8 и 9 января мы опять без ощущения, что с нами происходит, лежали с мамой, две дочери, во всей одежде, не выкупая хлеб, и уже не говорили о нем, как это было раньше. Мама начала шевелиться, что-то, как мне показалось, во сне начала тихо спрашивать. А потом мама как бы с испугом задала вопрос: какое сегодня число? И по тому, что мы два дня не выкупали хлеб, установили, что было 10 января 1942 года. И вдруг мама сказала, что в этот счастливый для нее день мы не должны умирать, сегодня же день рождения Люсены, т. е. мой день рождения. Мы должны сегодня встать и устроиться на снегоуборочную работу. Очевидно, услышала по радио, что требовались рабочие… И теперь эту дату я считаю не только своим вторым днем рождения, но и днем рождения общим, для мамы и сестры. Мы пошли на улицу Скороходова, где был пункт по трудоустройству… Сначала мы делали по три шага и останавливались, но ненадолго, затем по десять шагов… Я помню, как мы считали, чтобы не больше, боясь, что можем не справиться, как мы останавливались, проявляли бдительность, чтобы не замерзнуть»…
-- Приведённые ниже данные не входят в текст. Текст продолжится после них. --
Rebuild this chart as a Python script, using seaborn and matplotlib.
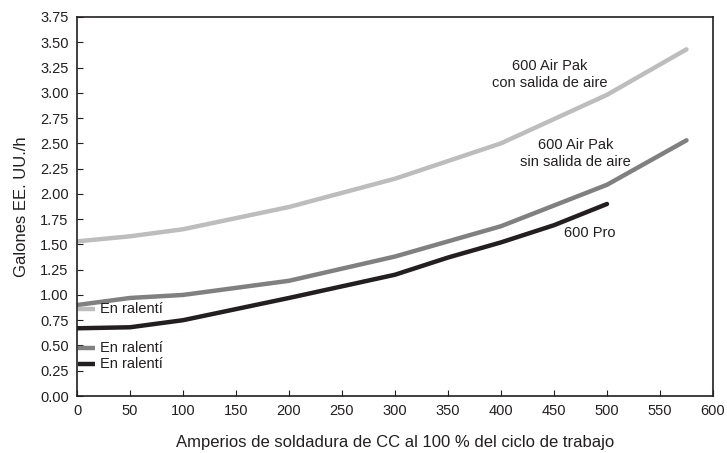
import numpy as np
import pandas as pd
import matplotlib
matplotlib.use("Agg")
import matplotlib.pyplot as plt
import seaborn as sns

# ====================== DATA ======================

amps_con = [0, 50, 100, 200, 300, 400, 500, 575]
gal_con  = [1.53, 1.58, 1.65, 1.87, 2.15, 2.50, 2.98, 3.43]

amps_sin = [0, 50, 100, 200, 300, 400, 500, 575]
gal_sin  = [0.90, 0.97, 1.00, 1.14, 1.38, 1.68, 2.09, 2.53]

amps_pro = [0, 50, 100, 200, 300, 350, 400, 450, 500]
gal_pro  = [0.67, 0.68, 0.75, 0.97, 1.20, 1.37, 1.52, 1.69, 1.90]

series_names  = ["con", "sin", "pro"]
series_labels = ["600 Air Pak\ncon salida de aire", "600 Air Pak\nsin salida de aire", "600 Pro"]
idle_label    = "En ralentí"
idle_y        = [0.86, 0.47, 0.32]

x_ticks = list(range(0, 601, 50))
y_ticks = [i * 0.25 for i in range(16)]

# ====================== STYLE ======================

COLORS = {"con": "#bdbdbd", "sin": "#808080", "pro": "#231f20"}
LABEL_POS = {"con": (446, 3.18), "sin": (470, 2.40), "pro": (484, 1.61)}

sns.set_style("ticks")
plt.rcParams['font.family'] = ['Liberation Sans', 'DejaVu Sans']

df = pd.concat([
    pd.DataFrame({"amps": amps_con, "gal": gal_con, "serie": "con"}),
    pd.DataFrame({"amps": amps_sin, "gal": gal_sin, "serie": "sin"}),
    pd.DataFrame({"amps": amps_pro, "gal": gal_pro, "serie": "pro"}),
])

fig = plt.figure(figsize=(7.27, 4.53), dpi=100)
ax = fig.add_axes([77 / 727, 1 - 396 / 453, 636 / 727, 379 / 453])

sns.lineplot(data=df, x="amps", y="gal", hue="serie", palette=COLORS,
             linewidth=3.2, legend=False, ax=ax, sort=False)

for name, label in zip(series_names, series_labels):
    lx, ly = LABEL_POS[name]
    ax.text(lx, ly, label, ha="center", va="center", fontsize=10.5,
            color="#231f20", linespacing=1.25)

# idle markers
for name, yv in zip(series_names, idle_y):
    ax.plot([1, 17], [yv, yv], color=COLORS[name], linewidth=3.2, solid_capstyle="butt")
    ax.text(22, yv, idle_label, ha="left", va="center", fontsize=10.5, color="#231f20")

ax.set_xlim(0, 600)
ax.set_ylim(0, 3.75)
ax.set_xticks(x_ticks)
ax.set_yticks(y_ticks)
ax.set_yticklabels([f"{v:.2f}" for v in y_ticks])
ax.tick_params(direction="in", length=4, labelsize=10.5, colors="#231f20", pad=6)

for sp in ax.spines.values():
    sp.set_visible(True)
    sp.set_linewidth(1.2)
    sp.set_color("#231f20")

ax.set_xlabel("Amperios de soldadura de CC al 100 % del ciclo de trabajo",
              fontsize=12, color="#231f20", labelpad=12)
ax.set_ylabel("Galones EE. UU./h", fontsize=12, color="#231f20", labelpad=8)

plt.savefig("out.png", dpi=100)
Когда слушаешь иные рассказы блокадников, кажется, что все ленинградцы начитались Достоевского! Тут и «бездна», тут и «небо» души человеческой — все одновременно.
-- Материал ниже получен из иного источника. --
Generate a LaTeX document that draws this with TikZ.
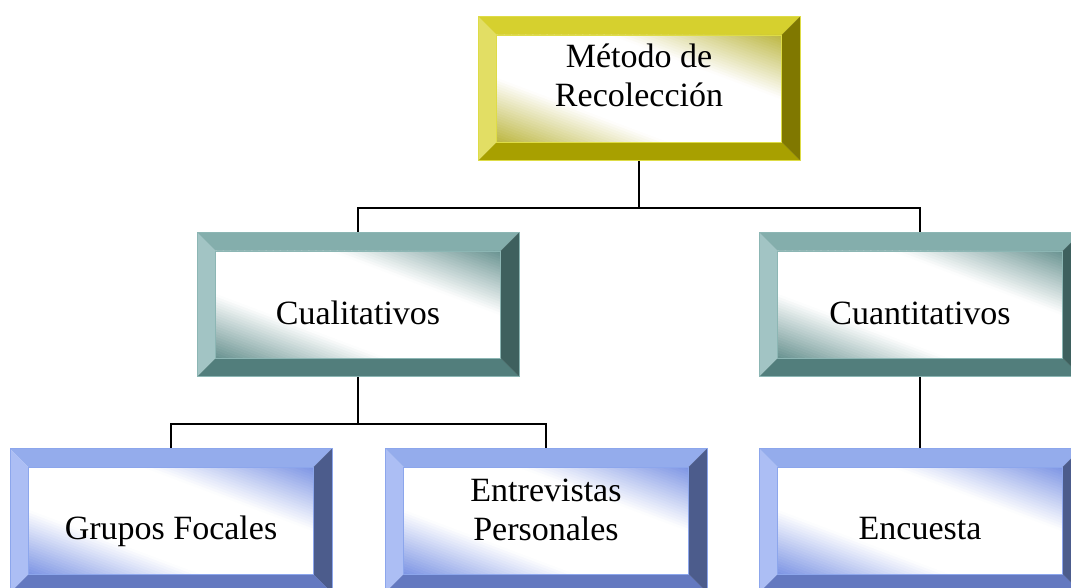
\documentclass[tikz,border=0pt]{standalone}
\usepackage{fontspec}
\setmainfont{Liberation Serif}

\definecolor{ytop}{RGB}{214,208,46}
\definecolor{yleft}{RGB}{226,222,100}
\definecolor{ybot}{RGB}{168,160,0}
\definecolor{yright}{RGB}{128,120,0}
\definecolor{yline}{RGB}{222,220,70}
\definecolor{ycorner}{RGB}{188,182,64}

\definecolor{ttop}{RGB}{132,174,172}
\definecolor{tleft}{RGB}{162,196,196}
\definecolor{tbot}{RGB}{82,126,124}
\definecolor{tright}{RGB}{62,96,94}
\definecolor{tline}{RGB}{140,182,180}
\definecolor{tcorner}{RGB}{104,146,144}

\definecolor{btop}{RGB}{148,172,236}
\definecolor{bleft}{RGB}{172,190,244}
\definecolor{bbot}{RGB}{100,121,192}
\definecolor{bright}{RGB}{76,92,140}
\definecolor{bline}{RGB}{140,166,236}
\definecolor{bcorner}{RGB}{124,148,228}

\tikzset{
  bevbox/.style n args={6}{
    minimum width=322pt, minimum height=144pt, inner sep=0pt,
    draw=#6, line width=0.8pt,
    path picture={
      \coordinate (nw) at (path picture bounding box.north west);
      \coordinate (ne) at (path picture bounding box.north east);
      \coordinate (sw) at (path picture bounding box.south west);
      \coordinate (se) at (path picture bounding box.south east);
      \fill[#1] (nw) -- (ne) -- ([xshift=-18.5pt,yshift=-18.5pt]ne) -- ([xshift=18.5pt,yshift=-18.5pt]nw) -- cycle;
      \fill[#3] (sw) -- (se) -- ([xshift=-18.5pt,yshift=18.5pt]se) -- ([xshift=18.5pt,yshift=18.5pt]sw) -- cycle;
      \fill[#2] (nw) -- ([xshift=18.5pt,yshift=-18.5pt]nw) -- ([xshift=18.5pt,yshift=18.5pt]sw) -- (sw) -- cycle;
      \fill[#4] (ne) -- ([xshift=-18.5pt,yshift=-18.5pt]ne) -- ([xshift=-18.5pt,yshift=18.5pt]se) -- (se) -- cycle;
      \begin{scope}[shift={(path picture bounding box.center)}, x=1pt, y=1pt]
        \begin{scope}
          \clip (-142.5,-53.5) rectangle (142.5,53.5);
          \fill[white] (-142.5,-53.5) rectangle (142.5,53.5);
          \foreach \i in {0,...,79}{
            \pgfmathsetmacro{\sa}{-2+\i*0.05}
            \pgfmathsetmacro{\sb}{\sa+0.06}
            \pgfmathsetmacro{\pc}{100*min(1,max(0,(abs(\sa+0.025)-0.8)/1.2))}
            \fill[#5!\pc!white] ({142.5*(\sa-1)},53.5) -- ({142.5*(\sb-1)},53.5) -- ({142.5*(\sb+1)},-53.5) -- ({142.5*(\sa+1)},-53.5) -- cycle;
          }
        \end{scope}
        \draw[#6, line width=0.6pt] (-142.5,-53.5) rectangle (142.5,53.5);
      \end{scope}
    }
  },
  yellowbox/.style={bevbox={ytop}{yleft}{ybot}{yright}{ycorner}{yline}},
  tealbox/.style={bevbox={ttop}{tleft}{tbot}{tright}{tcorner}{tline}},
  bluebox/.style={bevbox={btop}{bleft}{bbot}{bright}{bcorner}{bline}},
  lbl/.style={font=\fontsize{34}{39}\selectfont, align=center, inner sep=0pt, anchor=base},
  conn/.style={draw=black, line width=1.4pt}
}

\begin{document}
\begin{tikzpicture}[x=1pt,y=-1pt]
\useasboundingbox (0,0) rectangle (1071,588);
\clip (0,0) rectangle (1071,588);

\node[yellowbox] (metodo) at (639,88.5) {};
\node[tealbox] (cuali) at (358,304.5) {};
\node[tealbox] (cuanti) at (920,304.5) {};
\node[bluebox] (grupos) at (171,520.5) {};
\node[bluebox] (entre) at (546,520.5) {};
\node[bluebox] (encuesta) at (920,520.5) {};

\node[lbl] (tmetodo) at (639,107) {Método de\\Recolección};
\node[lbl] (tcuali) at (358,324) {Cualitativos};
\node[lbl] (tcuanti) at (920,324) {Cuantitativos};
\node[lbl] (tgrupos) at (171,539) {Grupos Focales};
\node[lbl] (tentre) at (546,540) {Entrevistas\\Personales};
\node[lbl] (tencuesta) at (920,539) {Encuesta};

\coordinate (j1) at (639,208);
\coordinate (j2) at (358,424);
\draw[conn] (metodo.south) -- (j1) -| (cuali.north);
\draw[conn] (j1) -| (cuanti.north);
\draw[conn] (cuali.south) -- (j2) -| (grupos.north);
\draw[conn] (j2) -| (entre.north);
\draw[conn] (cuanti.south) -- (encuesta.north);
\end{tikzpicture}
\end{document}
Конечно же не из книг взято это знание пределов человеческих, понимание человека, его взлетов и падений. Знание, понимание, которому блокадник ничуть не радуется: слишком дорогой ценой оно куплено, с очень горькой памятью оно связано.
Блокадник порой даже не соглашается с литературой — великой, бесспорной для нас. Прожив под обстрелами, бомбежкой почти три года, учительница Ксения Владимировна Ползикова-Рубец в своем дневнике спорит «с самим Львом Толстым» о психологии человеческой.
«Я иду пешком до вокзала Новой Деревни. Езжу в поликлинику через день… И никогда не приходит мысль — а может быть, я не дойду? Это не храбрость, а привычка. Лев Толстой не прав, когда говорит: „Прежде Ростов, идя в дело, боялся, теперь он не испытывал ни малейшего чувства страха. Не оттого он не боялся, что он привык к огню (к опасности нельзя привыкнуть), но оттого, что он выучился управлять своей душой перед опасностью…“ Мы именно привыкли. Мы ложимся спать под звуки сирены, под вой зениток, под звуки обстрелов, и мы засыпаем без усилий, от физической усталости, от привычки засыпать в эти часы, и будит нас только сила звука. Разумом мы знаем, что опасность нам угрожает, но чувство молчит».